A separate envelope full of cash is handed out at bonus time, making a 24 hour working day bearable. Hanakin (Flower Friday – the equivalent of POETS day in the UK) drinking to the small hours, including Y50,000 bottles of champagne and waving Y10,000 notes to flag down taxis
- 5 years on – the Bubble bursts
It’s a slow burst, from the initial bubble burst in 1990, when asset prices started to plummet, through to 1997, with the Asian financial crisis, and the collapse of Hokkaido Bank, the Long Term Credit Bank of Japan and Yamaichi Securities. Friends start to lose their jobs. The wife wants to go back to her family.
- 10 years on – no team, but performance based pay introduced
Companies like Fujitsu and Mitsui introduce performance based and potential based pay systems. You start to worry about what level of bonus others in your cohort are getting. Due to a hiring freeze, you don’t have any juniors working for you, so end up having to do admin work yourself.
- 15 years on – the company recovers, but your pay doesn’t
Thanks to a cheaper yen, exports boom and the company results improve, but your pay level does not. Some of the other high fliers in your cohort make it to kacho, but you don’t. Your daughter, whom you struggled to get into a private high school, seems to have lost her mojo too.
- 20 years on – the Lehman Shock
Every industry suddenly goes into recession. Elpida Memory enters bankruptcy and Panasonic and Sony are in tatters. You start to envy the old guys with their golden goodbyes and full pensions.
- 25 years on – what do I do now?
Sharp seems to be on its last legs, Toshiba is hit by an accounting scandal. Is my company OK? Drinking with old friends, there are more grey hairs and wheezing than before. Even your highflier friend has applied for early retirement. Younger colleagues are looking at you, still only a kacho, coldly. Should I stay or start my own business or change companies?
The feature then looks at the fate of one man at Sharp. He is called to a seminar by a department called “People Making”, which appears to him to be a firing squad. They show him a chart of the pay offs available to people of his age under the voluntary retirement scheme. He then has a meeting with his General Manager, who tells him to stay. His colleague of the same age is not so lucky, and is told that as there isn’t a job for him, he should contact the employment agencies who are both under contract to Sharp to assist with re-employment, elsewhere.
It seems to be a repeat of the mid 1990s, when HR departments used similar tactics to get rid of the bulge of post war baby boomers, who joined companies in the late 1970s. Apparently the Bubble Gang are the biggest cohort in most companies, comprising 1/6 of the total employees, but only 1/3 have made it to kacho or bucho level.
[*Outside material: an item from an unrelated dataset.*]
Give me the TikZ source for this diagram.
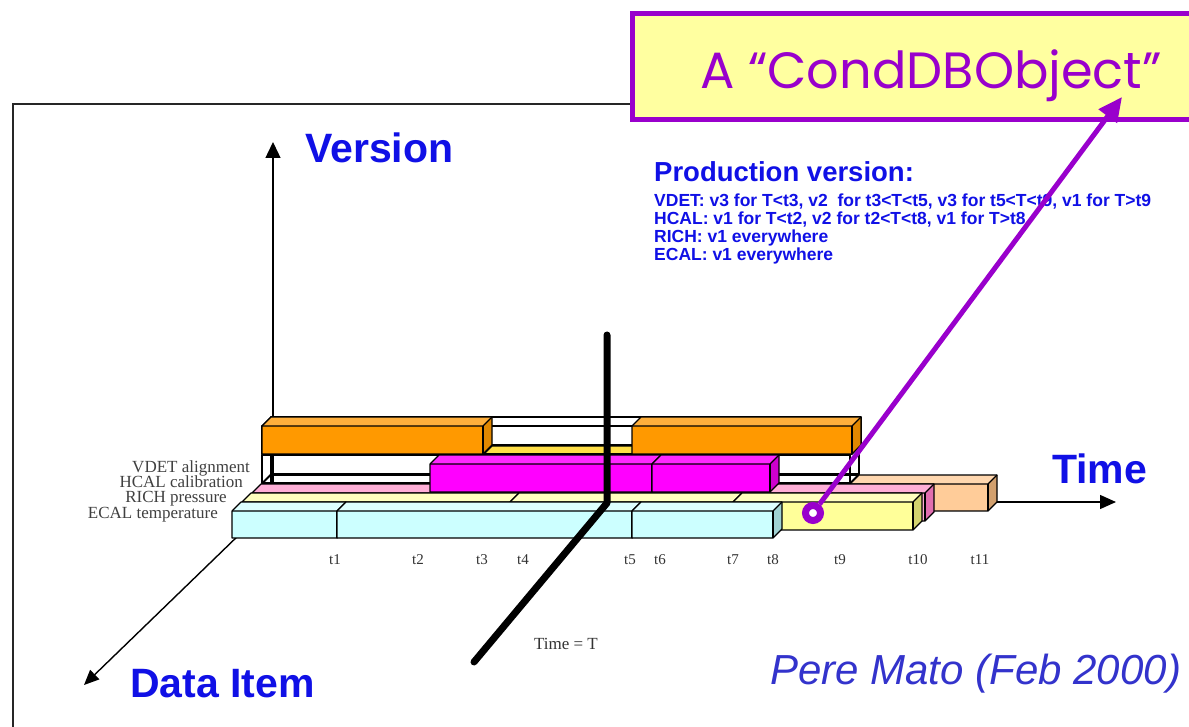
\documentclass[tikz,border=0pt]{standalone}
\usepackage{fontspec}
\setmainfont{Liberation Serif}
\setsansfont{Liberation Sans}
\newfontfamily\casualfont{Poppins}
\usetikzlibrary{arrows.meta}
\definecolor{axblue}{RGB}{16,16,230}
\definecolor{sigblue}{RGB}{51,51,204}
\definecolor{purp}{RGB}{153,0,204}
\definecolor{boxyel}{RGB}{255,255,160}
\definecolor{cynF}{RGB}{204,255,255}\definecolor{cynT}{RGB}{222,255,255}\definecolor{cynS}{RGB}{160,210,210}
\definecolor{yelF}{RGB}{255,255,153}\definecolor{yelT}{RGB}{255,255,190}\definecolor{yelS}{RGB}{210,210,110}
\definecolor{pinkF}{RGB}{255,170,210}\definecolor{pinkT}{RGB}{255,175,215}\definecolor{pinkS}{RGB}{225,110,175}
\definecolor{magF}{RGB}{255,0,255}\definecolor{magT}{RGB}{255,40,255}\definecolor{magS}{RGB}{205,0,205}
\definecolor{orngF}{RGB}{255,153,0}\definecolor{orngT}{RGB}{255,175,60}\definecolor{orngS}{RGB}{225,135,0}
\definecolor{goldF}{RGB}{255,220,40}\definecolor{goldT}{RGB}{255,222,70}\definecolor{goldS}{RGB}{205,170,0}
\definecolor{peachF}{RGB}{255,204,153}\definecolor{peachT}{RGB}{255,215,175}\definecolor{peachS}{RGB}{210,160,110}
\tikzset{
  barline/.style={line width=1.2pt, black, line join=round},
  axlabel/.style={font=\sffamily\bfseries\fontsize{41}{48}\selectfont, text=axblue, inner sep=0, anchor=base west},
  rowlab/.style={font=\rmfamily\fontsize{17}{20}\selectfont, text=black!75, inner sep=0, anchor=east},
  ticklab/.style={font=\rmfamily\fontsize{15}{18}\selectfont, text=black!80, inner sep=0},
  prodline/.style={font=\sffamily\bfseries\fontsize{17.5}{20}\selectfont, text=axblue, inner sep=0, anchor=base west},
  thinax/.style={line width=1.4pt, black},
}
\newcommand\tdbox[5]{%
  \fill[fill=#5F] (#1,#3) rectangle (#2,{#3+#4});
  \fill[fill=#5T] (#1,#3) -- ({#1+9},{#3-9}) -- ({#2+9},{#3-9}) -- (#2,#3) -- cycle;
  \fill[fill=#5S] (#2,#3) -- ({#2+9},{#3-9}) -- ({#2+9},{#3+#4-9}) -- (#2,{#3+#4}) -- cycle;
  \draw[barline] (#1,{#3+#4}) -- (#1,#3) -- ({#1+9},{#3-9}) -- ({#2+9},{#3-9}) -- ({#2+9},{#3+#4-9}) -- (#2,{#3+#4}) -- cycle;
  \draw[barline] (#1,#3) -- (#2,#3) -- ({#2+9},{#3-9});
  \draw[barline] (#2,#3) -- (#2,{#3+#4});
}
\newcommand\wirebox[4]{%
  \draw[barline] (#1,#3) rectangle (#2,{#3+#4});
  \draw[barline] ({#1+9},{#3-9}) rectangle ({#2+9},{#3+#4-9});
  \draw[barline] (#1,#3) -- ++(9,-9) (#2,#3) -- ++(9,-9) (#1,{#3+#4}) -- ++(9,-9) (#2,{#3+#4}) -- ++(9,-9);
}
\begin{document}
\begin{tikzpicture}[x=1pt,y=-1pt]
\useasboundingbox (0,0) rectangle (1189,727);
\clip (0,0) rectangle (1189,727);
\fill[white] (0,0) rectangle (1189,727);

% frame
\coordinate (fbl) at (13,740);
\coordinate (ftl) at (13,104);
\coordinate (ftr) at (1200,104);
\draw[line width=1.6pt, black!85] (fbl) -- (ftl) -- (ftr);

% axes
\coordinate (origin) at (273,502);
\coordinate (vtip) at (273,142);
\coordinate (ttip) at (1116,502);
\coordinate (dtip) at (84,685);
\draw[thinax, -{Triangle[length=16pt,width=15pt]}] (origin) -- (vtip);
\draw[thinax, -{Triangle[length=16pt,width=14pt]}] (origin) -- (ttip);
\draw[thinax, -{Triangle[length=15pt,width=13pt]}] (origin) -- (dtip);

% VDET row
\wirebox{262}{850}{484}{27}
\tdbox{850}{988}{484}{27}{peach}
\wirebox{262}{850}{455}{28}
\tdbox{483}{632}{455}{28}{gold}
\wirebox{262}{852}{426}{28}
\tdbox{262}{483}{426}{28}{orng}
\tdbox{632}{852}{426}{28}{orng}
% HCAL row
\tdbox{252}{925}{493}{28}{pink}
\tdbox{430}{652}{464}{28}{mag}
\tdbox{652}{770}{464}{28}{mag}
% RICH row
\tdbox{242}{510}{502}{28}{yel}
\tdbox{510}{733}{502}{28}{yel}
\tdbox{733}{913}{502}{28}{yel}
% ECAL row
\tdbox{232}{337}{511}{27}{cyn}
\tdbox{337}{632}{511}{27}{cyn}
\tdbox{632}{773}{511}{27}{cyn}

% row labels
\node[rowlab] (lvdet) at (250,468) {VDET alignment};
\node[rowlab] (lhcal) at (243,482) {HCAL calibration};
\node[rowlab] (lrich) at (227,499) {RICH pressure};
\node[rowlab] (lecal) at (218,515) {ECAL temperature};

% tick labels
\foreach \n/\x in {1/335,2/418,3/482,4/523,5/630,6/660,7/733,8/773,9/840,10/918,11/980}
  \node[ticklab] (t\n) at (\x,560) {t\n};

% Time = T line
\coordinate (tT1) at (607,335);
\coordinate (tT2) at (607,503);
\coordinate (tT3) at (474,662);
\draw[line width=7pt, line join=round, line cap=round] (tT1) -- (tT2) -- (tT3);
\node[ticklab, font=\rmfamily\fontsize{17}{20}\selectfont] (timeT) at (566,644) {Time = T};

% axis labels
\node[axlabel] (version) at (305,163) {Version};
\node[axlabel] (time) at (1052,483) {Time};
\node[axlabel] (dataitem) at (130,697) {Data Item};

% production version text
\node[prodline, font=\sffamily\bfseries\fontsize{27.5}{30}\selectfont] (prod) at (654,182) {Production version:};
\node[prodline] (pv1) at (654,207) {VDET: v3 for T<t3, v2~ for t3<T<t5, v3 for t5<T<t9, v1 for T>t9};
\node[prodline] (pv2) at (654,225) {HCAL: v1 for T<t2, v2 for t2<T<t8, v1 for T>t8};
\node[prodline] (pv3) at (654,243) {RICH: v1 everywhere};
\node[prodline] (pv4) at (654,261) {ECAL: v1 everywhere};

% signature
\node[inner sep=0, anchor=base west, text=sigblue, font=\sffamily\itshape\fontsize{42}{48}\selectfont] (sig) at (770,684) {Pere Mato (Feb 2000)};

% CondDBObject callout
\node[draw=purp, line width=5pt, fill=boxyel, minimum width=600pt, minimum height=106pt, anchor=north west, inner sep=0] (cbox) at (630,11) {};
\node[inner sep=0, anchor=base west, text=purp, font=\casualfont\fontsize{51}{58}\selectfont] (ctext) at (700,89) {A “CondDBObject”};
\coordinate (ctip) at (1122,97);
\node[draw=purp, line width=7pt, circle, fill=white, minimum size=15pt, inner sep=0] (ring) at (813,513) {};
\draw[purp, line width=5pt, -{Triangle[length=24pt,width=22pt]}] (ring) -- (ctip);
\end{tikzpicture}
\end{document}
In response to this, over 60% of companies surveyed by the Nikkei have reviewed their seniority based pay system or introduced voluntary early retirement schemes. Conversely, 59% of the Bubble Gang, the highest percentage of all the cohorts, feel their company has betrayed them – either because they were not promoted as expected or their pay level is not as they hoped. However the vast majority want to continue working for their company, at least for the time being. No surprise really, because you have to wonder how easy it is going to be for someone who has worked for the same company for 25 years to find a job elsewhere.